The idea is simple — give investors access to a broad range of dividend-paying securities from across the FTSE 350, while reducing the risk of being overly invested in a small number of high-paying shares or particular industry sectors by limiting the percentage of the index invested in any one company or industry.
Index Construction
Here’s a summary outlining how the FTSE UK Equity Income Index is constructed:
- All stocks not forecast to pay dividends over the next 12 months are screened out.
- All investment trusts and REITs are removed.
- The remaining shares are ranked from highest to lowest by forecast annual dividend yield.
- Stocks enter the index in order of their forecast annual dividend yield, until the total shares held in the index equals 50% of the float-adjusted market capitalisation of the available shares.
- The number of shares in any one business is restricted to a maximum of 5% of the total value of the index.
- The maximum amount invested in any industry sector is restricted to a maximum of 25% of the total value of the index.
- The index is re-balanced twice-yearly. A stock remains in the index until its forecast annual dividend yield is no longer in the top 55% of qualifying shares; a stock that is not already in the index will qualify for inclusion if it falls within the top 45% of qualifying shares — a ‘buffer zone’ that exists to minimise costs.
The Vanguard fund holds around 140 companies — the top ten holdings include all the usual suspects — Vodafone, Glaxo, Unilever, BATS etc. Other top 50 holdings include Next, L&G, Sage and BHP Billiton.

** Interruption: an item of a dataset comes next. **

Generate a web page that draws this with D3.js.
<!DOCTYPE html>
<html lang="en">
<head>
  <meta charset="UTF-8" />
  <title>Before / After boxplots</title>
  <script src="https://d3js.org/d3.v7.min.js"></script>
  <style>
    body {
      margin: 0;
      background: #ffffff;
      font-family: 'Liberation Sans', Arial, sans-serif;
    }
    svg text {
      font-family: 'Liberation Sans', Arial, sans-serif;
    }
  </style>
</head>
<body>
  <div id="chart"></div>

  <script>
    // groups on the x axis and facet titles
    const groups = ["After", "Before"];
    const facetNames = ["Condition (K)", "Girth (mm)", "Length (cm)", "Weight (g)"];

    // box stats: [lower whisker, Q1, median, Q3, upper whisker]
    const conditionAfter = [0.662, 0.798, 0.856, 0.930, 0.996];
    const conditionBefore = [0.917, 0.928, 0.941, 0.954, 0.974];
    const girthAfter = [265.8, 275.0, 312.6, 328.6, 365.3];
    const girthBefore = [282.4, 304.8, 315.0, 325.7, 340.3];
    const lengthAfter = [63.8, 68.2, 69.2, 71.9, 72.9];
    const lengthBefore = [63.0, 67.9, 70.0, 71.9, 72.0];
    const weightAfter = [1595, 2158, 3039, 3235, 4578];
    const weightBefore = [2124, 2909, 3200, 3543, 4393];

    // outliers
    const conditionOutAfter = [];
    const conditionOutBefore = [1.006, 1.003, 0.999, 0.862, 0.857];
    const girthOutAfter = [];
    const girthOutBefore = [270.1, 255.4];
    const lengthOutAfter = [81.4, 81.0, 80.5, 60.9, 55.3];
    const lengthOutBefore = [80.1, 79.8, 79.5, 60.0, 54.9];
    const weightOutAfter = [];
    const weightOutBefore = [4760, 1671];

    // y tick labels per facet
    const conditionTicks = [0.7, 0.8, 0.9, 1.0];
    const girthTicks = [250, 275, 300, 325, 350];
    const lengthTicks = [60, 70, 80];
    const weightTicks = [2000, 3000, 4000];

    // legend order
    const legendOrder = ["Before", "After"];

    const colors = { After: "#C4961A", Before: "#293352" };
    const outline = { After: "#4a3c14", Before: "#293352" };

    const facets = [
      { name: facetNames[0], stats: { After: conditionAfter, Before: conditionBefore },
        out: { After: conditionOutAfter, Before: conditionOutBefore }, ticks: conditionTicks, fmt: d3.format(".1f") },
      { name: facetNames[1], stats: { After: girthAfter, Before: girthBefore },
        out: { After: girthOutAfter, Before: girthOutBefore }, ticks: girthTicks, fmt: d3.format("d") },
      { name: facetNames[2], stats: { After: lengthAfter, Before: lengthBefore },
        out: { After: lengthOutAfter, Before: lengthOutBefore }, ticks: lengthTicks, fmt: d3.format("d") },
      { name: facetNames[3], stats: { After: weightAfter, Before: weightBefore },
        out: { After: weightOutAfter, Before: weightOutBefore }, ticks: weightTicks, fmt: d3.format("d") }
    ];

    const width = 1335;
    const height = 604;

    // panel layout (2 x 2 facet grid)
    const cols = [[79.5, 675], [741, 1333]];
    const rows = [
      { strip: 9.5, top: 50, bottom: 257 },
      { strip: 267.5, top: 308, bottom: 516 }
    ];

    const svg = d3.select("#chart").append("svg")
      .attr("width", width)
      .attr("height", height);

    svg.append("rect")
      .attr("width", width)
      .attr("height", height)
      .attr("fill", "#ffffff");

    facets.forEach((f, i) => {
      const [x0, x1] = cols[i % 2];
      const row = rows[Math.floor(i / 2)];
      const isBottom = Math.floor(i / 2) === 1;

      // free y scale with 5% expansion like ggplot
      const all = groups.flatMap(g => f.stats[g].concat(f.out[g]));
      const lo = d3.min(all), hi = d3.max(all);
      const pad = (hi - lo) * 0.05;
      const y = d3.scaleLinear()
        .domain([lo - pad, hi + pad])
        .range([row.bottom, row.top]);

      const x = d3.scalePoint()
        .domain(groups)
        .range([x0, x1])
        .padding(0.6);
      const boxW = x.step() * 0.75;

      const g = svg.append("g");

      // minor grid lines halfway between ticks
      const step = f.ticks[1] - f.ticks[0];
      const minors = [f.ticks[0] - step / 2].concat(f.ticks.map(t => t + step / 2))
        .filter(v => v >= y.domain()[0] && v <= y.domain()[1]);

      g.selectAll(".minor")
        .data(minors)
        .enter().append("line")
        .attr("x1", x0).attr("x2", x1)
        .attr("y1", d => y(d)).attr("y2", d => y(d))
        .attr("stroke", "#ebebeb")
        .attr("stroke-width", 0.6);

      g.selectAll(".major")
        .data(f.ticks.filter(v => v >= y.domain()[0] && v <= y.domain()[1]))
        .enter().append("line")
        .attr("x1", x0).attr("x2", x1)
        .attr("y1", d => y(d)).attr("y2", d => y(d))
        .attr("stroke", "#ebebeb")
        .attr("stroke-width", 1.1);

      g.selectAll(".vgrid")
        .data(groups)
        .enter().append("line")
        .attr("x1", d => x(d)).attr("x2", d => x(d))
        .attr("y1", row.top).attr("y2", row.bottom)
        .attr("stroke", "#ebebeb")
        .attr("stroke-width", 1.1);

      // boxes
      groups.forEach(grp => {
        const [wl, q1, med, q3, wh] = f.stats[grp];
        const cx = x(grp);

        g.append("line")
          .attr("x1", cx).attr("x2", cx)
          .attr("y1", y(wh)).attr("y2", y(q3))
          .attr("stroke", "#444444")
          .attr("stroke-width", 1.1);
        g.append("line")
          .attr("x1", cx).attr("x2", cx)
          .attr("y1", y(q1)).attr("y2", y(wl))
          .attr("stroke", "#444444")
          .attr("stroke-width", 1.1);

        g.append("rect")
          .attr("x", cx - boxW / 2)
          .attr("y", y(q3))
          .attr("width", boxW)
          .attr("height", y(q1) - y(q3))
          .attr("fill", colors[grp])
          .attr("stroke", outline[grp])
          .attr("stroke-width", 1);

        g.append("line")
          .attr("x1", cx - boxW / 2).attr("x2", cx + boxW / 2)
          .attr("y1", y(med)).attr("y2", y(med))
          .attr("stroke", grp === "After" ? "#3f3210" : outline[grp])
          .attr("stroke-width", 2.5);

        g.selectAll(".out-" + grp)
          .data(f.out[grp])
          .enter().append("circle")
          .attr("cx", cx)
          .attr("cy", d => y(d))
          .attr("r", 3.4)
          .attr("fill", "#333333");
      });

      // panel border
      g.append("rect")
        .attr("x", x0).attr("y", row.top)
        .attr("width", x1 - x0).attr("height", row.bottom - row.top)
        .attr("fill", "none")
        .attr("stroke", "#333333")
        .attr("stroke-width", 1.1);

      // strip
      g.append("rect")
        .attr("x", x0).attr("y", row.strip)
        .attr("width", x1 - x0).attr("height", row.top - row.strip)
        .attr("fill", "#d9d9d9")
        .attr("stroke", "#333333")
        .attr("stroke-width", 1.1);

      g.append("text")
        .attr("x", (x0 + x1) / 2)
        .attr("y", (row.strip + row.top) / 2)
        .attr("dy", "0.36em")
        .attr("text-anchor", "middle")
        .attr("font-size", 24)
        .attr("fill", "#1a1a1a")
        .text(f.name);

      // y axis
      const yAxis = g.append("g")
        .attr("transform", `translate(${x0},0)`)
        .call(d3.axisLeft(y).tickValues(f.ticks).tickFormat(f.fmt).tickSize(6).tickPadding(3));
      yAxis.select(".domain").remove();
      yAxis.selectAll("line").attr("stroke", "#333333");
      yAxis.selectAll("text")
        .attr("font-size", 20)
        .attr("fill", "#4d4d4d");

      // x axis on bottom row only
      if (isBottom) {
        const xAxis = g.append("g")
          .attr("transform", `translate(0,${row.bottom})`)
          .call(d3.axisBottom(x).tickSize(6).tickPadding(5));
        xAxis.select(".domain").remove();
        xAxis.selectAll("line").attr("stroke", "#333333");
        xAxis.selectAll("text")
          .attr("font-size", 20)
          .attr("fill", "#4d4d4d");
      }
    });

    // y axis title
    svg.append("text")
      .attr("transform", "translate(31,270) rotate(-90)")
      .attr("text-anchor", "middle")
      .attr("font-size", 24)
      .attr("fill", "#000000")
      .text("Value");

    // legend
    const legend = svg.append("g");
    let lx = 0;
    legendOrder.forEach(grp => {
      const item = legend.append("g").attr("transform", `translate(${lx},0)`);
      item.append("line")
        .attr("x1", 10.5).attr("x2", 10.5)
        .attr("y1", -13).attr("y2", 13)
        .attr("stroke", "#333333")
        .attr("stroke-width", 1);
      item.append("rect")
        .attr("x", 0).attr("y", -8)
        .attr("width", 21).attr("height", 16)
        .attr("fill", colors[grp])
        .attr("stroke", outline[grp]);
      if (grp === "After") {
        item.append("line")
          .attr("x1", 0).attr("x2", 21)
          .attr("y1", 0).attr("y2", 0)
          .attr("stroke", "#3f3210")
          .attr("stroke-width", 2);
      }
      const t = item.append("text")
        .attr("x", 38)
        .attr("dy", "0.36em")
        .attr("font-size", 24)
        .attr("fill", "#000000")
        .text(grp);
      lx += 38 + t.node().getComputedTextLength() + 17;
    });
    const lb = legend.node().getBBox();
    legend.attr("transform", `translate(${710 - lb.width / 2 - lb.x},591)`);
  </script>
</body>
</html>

Ongoing charges are 0.22% and also a one-off initial dilution levy is 0.40%. In addition, my broker AJ Bell makes a charge of 0.20% for holding funds (no such charges for holding shares, investment trusts or ETFs). The total ongoing charges therefore are not excessive and certainly compare with say City of London IT — no broker charges but trust charges of 0.45%.
The current yield is around 4.0% based on projections from last years distribution. Dividends are paid out half yearly in June and December.
Of course, this is a departure for me. With my investment trusts which smooth out the dividend income by way of dividend reserves, I have a pretty good idea what income I can expect for the coming year. With funds, all the income has to be paid out so the distributions from one year to the next will be less predictable.
I will use the Vanguard UK income tracker as an additional benchmark against which to compare returns for my equity income portfolio — individual shares and investment trusts.